La crisis que ha desencadenado la pandemia no ha tenido las mismas consecuencias para todos. Existe un grupo de personas que ha sufrido más en número de víctimas y en aislamiento: los ancianos.
Un "planeta" que tiene la edad en común pero que invade, de manera democrática, todos los estratos sociales. Ha sido un drama dentro del drama del coronavirus en el norte del mundo y en Italia, donde –según el Istat– hasta el 85 por ciento de los muertos por efecto del covid-19 se han dado en la población mayor de setenta años. Es un dato que impresiona, junto a otro que aporta el Instituto superior de Sanidad, que apunta al número elevadísimo de muertos entre los ancianos institucionalizados en las RSA (residencias sanitarias asistenciales) y en las casas de reposo, el doble respecto de los que vivían en su casa.
Lo que ha ocurrido no puede dejarnos indiferentes ni a la espera de nuevos acontecimientos. Hay que actuar ahora que nuestro país ha comprendido la dimensión de la pandemia y está más equipado para hacer frente a posibles nuevas emergencias sanitarias. Ahora que las heridas de esta masacre moderna de inocentes aún están abiertas y han dejado huella en muchas familias es el momento de replantearnos nuestra sociedad con una nueva solidaridad intergeneracional y nuevos modelos de asistencia y cuidados para los más vulnerables. Por este y otros motivos, el pasado 20 de mayo la Comunidad de Sant’Egidio impulsó un llamamiento internacional –que empezó su difusión a través de las páginas de este periódico– que ya ha recogido decenas de miles de firmas, entre las que destacan ilustres representantes de las instituciones y del mundo de la cultura.
"Sin ancianos no hay futuro. Para rehumanizar nuestras sociedades, no a una sanidad selectiva" es un manifiesto para empezar de nuevo, tras la crisis, con una visión distinta de Europa, una visión en la que los ancianos ya no sean considerados, como dijo el papa Francisco el pasado 29 de junio, "material de desecho". Muchos ya son ancianos –y todos esperan llegar a la edad anciana en un futuro– y, por tanto, necesitan relaciones humanas y de cercanía, como ocurre en las demás fases de la vida. Ha habido otro virus –el de la soledad– que ha aumentado la mortalidad entre los ancianos o, en cualquier caso, ha hecho más difícil cuidarlos. Para ese virus ya disponemos de una vacuna eficaz: la atención que todos nosotros y las instituciones deberíamos tener hacia los ciudadanos más frágiles.
El llamamiento tiene por objetivo mantener alta esta atención.

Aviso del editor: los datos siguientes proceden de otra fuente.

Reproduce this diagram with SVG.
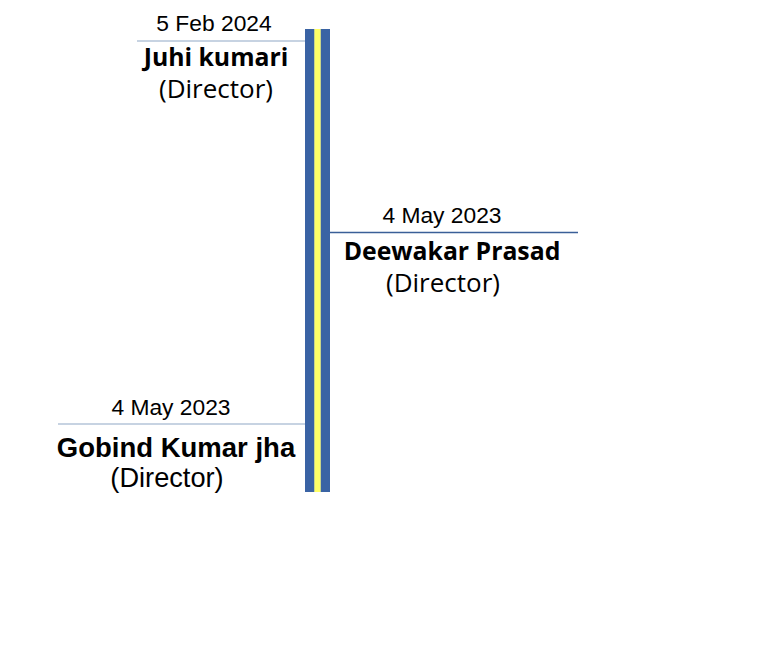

En primer lugar, evitando que se vuelva a proponer en un futuro el inaceptable dilema de "tener que" elegir a quién curar porque es contrario a cualquier principio humano y constitucional, y a la Declaración universal de los derechos humanos: "Todo individuo tiene derecho a la vida, a la libertad y a la seguridad de su persona". En segundo lugar, el manifiesto promueve un replanteamiento radical de nuestros sistemas sanitarios que se base en la prevalencia de la atención sanitaria a domicilio junto a la construcción de redes de proximidad alrededor de los ancianos, empezando por las personas de su entorno en el día a día, hasta el seguimiento activo de las personas que viven solas.

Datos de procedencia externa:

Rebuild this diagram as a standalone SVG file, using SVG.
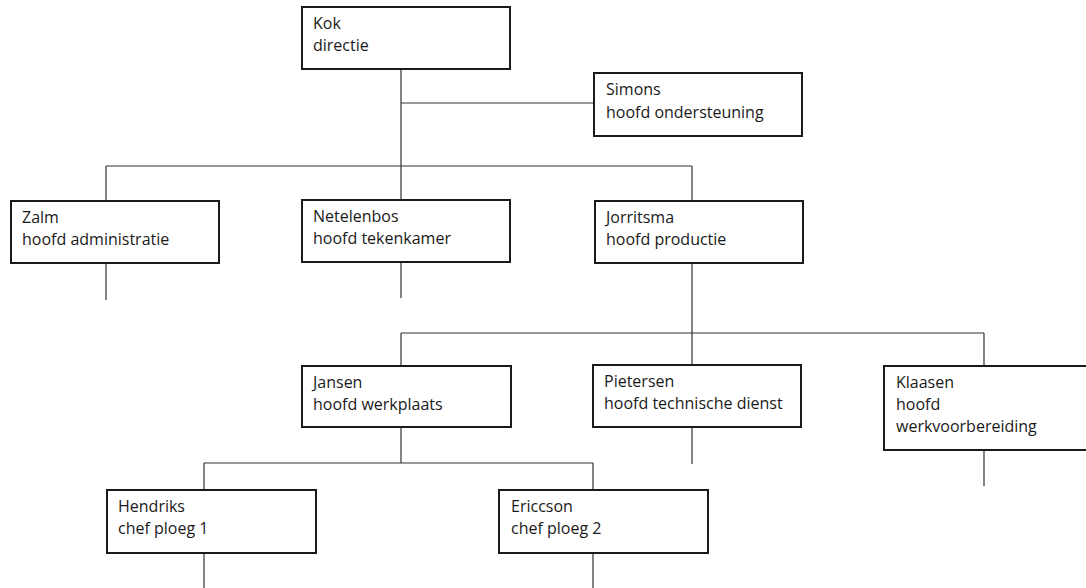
<svg xmlns="http://www.w3.org/2000/svg" width="1086" height="588" viewBox="0 0 1086 588">
<style>
.box{fill:#fff;stroke:#1a1a1a;stroke-width:2}
.t{font-family:"Open Sans","Liberation Sans",sans-serif;font-size:16px;fill:#1a1a1a}
.c{stroke:#333;stroke-width:1.2;fill:none}
</style>
<rect width="1086" height="588" fill="#fff"/>
<g id="connectors">
<path class="c" d="M401 69V200M401 103H594M106 166H692M106 166V201M692 166V201"/>
<path class="c" d="M106 263V300M401 262V298"/>
<path class="c" d="M692 263V365M401 333H984M401 333V366M984 333V366"/>
<path class="c" d="M692 427V464M984 450V486"/>
<path class="c" d="M401 427V463M204 463H593M204 463V490M593 463V490"/>
<path class="c" d="M204 553V588M593 553V588"/>
</g>
<g id="kok"><rect class="box" x="302" y="7" width="208" height="62"/><text class="t" x="313" y="29">Kok</text><text class="t" x="313" y="51">directie</text></g>
<g id="simons"><rect class="box" x="594" y="73" width="208" height="63"/><text class="t" x="606" y="95">Simons</text><text class="t" x="606" y="118">hoofd ondersteuning</text></g>
<g id="zalm"><rect class="box" x="11" y="201" width="208" height="62"/><text class="t" x="22" y="223">Zalm</text><text class="t" x="22" y="245">hoofd administratie</text></g>
<g id="netelenbos"><rect class="box" x="302" y="200" width="208" height="62"/><text class="t" x="313" y="222">Netelenbos</text><text class="t" x="313" y="244">hoofd tekenkamer</text></g>
<g id="jorritsma"><rect class="box" x="595" y="201" width="208" height="62"/><text class="t" x="606" y="223">Jorritsma</text><text class="t" x="606" y="245">hoofd productie</text></g>
<g id="jansen"><rect class="box" x="302" y="366" width="209" height="61"/><text class="t" x="313" y="388">Jansen</text><text class="t" x="313" y="410">hoofd werkplaats</text></g>
<g id="pietersen"><rect class="box" x="593" y="365" width="208" height="62"/><text class="t" x="604" y="387">Pietersen</text><text class="t" x="604" y="409">hoofd technische dienst</text></g>
<g id="klaasen"><rect class="box" x="884" y="366" width="210" height="84"/><text class="t" x="896" y="388">Klaasen</text><text class="t" x="896" y="410">hoofd</text><text class="t" x="896" y="432">werkvoorbereiding</text></g>
<g id="hendriks"><rect class="box" x="107" y="490" width="209" height="63"/><text class="t" x="118" y="512">Hendriks</text><text class="t" x="118" y="534">chef ploeg 1</text></g>
<g id="ericcson"><rect class="box" x="499" y="490" width="209" height="63"/><text class="t" x="511" y="512">Ericcson</text><text class="t" x="511" y="534">chef ploeg 2</text></g>
</svg>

Las instituciones deberían favorecer nuevas soluciones ya experimentadas con éxito por Sant’Egidio –como la covivienda y los pisos tutelados– que permiten evitar la institucionalización y seguir viviendo en una casa, con todas las ventajas que comporta, a una edad avanzada e incluso con patologías graves. La crisis vivida puede ayudar a hacer realidad un cambio innovador que daría mayor protección a los ancianos y, al mismo tiempo, reduciría el gasto sanitario. Pero es necesario actuar rápido, antes de que un tema tan importante para la sociedad vuelva de nuevo –y culpablemente– a segundo plano.

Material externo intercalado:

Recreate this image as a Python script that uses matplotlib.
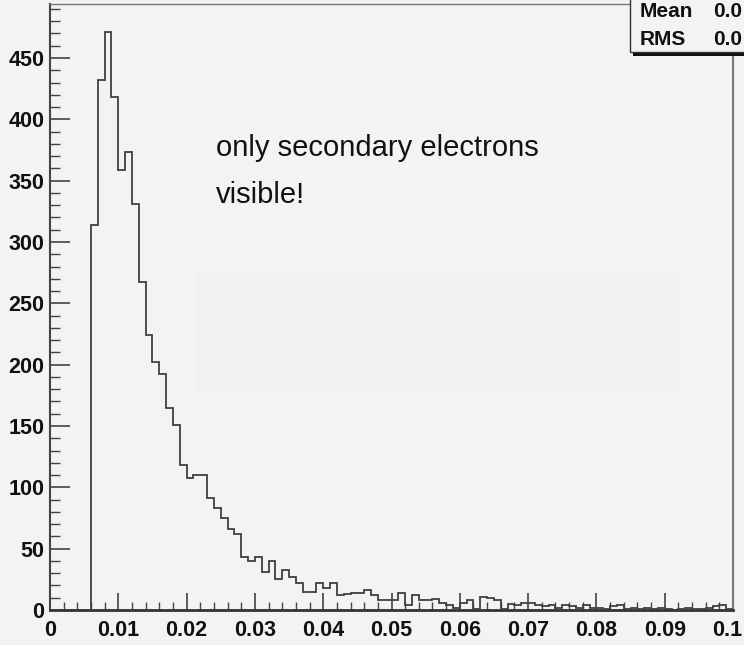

Decía el cardenal Martini en 1990: "La dignidad de la vida que ofrecemos a los ancianos da la medida del perfil ético de una sociedad y de Europa: es una prueba que pone de manifiesto el nivel ético de la convivencia humana". Son palabras que no son solo actuales, treinta años después, sino que de algún modo eran proféticas porque nos mostraban el camino a recorrer si queremos que nuestras sociedades conserven aquel poso de civilización y de humanismo sin el que no existiría nuestro continente tal como lo conocemos, es decir, solidario con todos sus ciudadanos, sin exclusiones.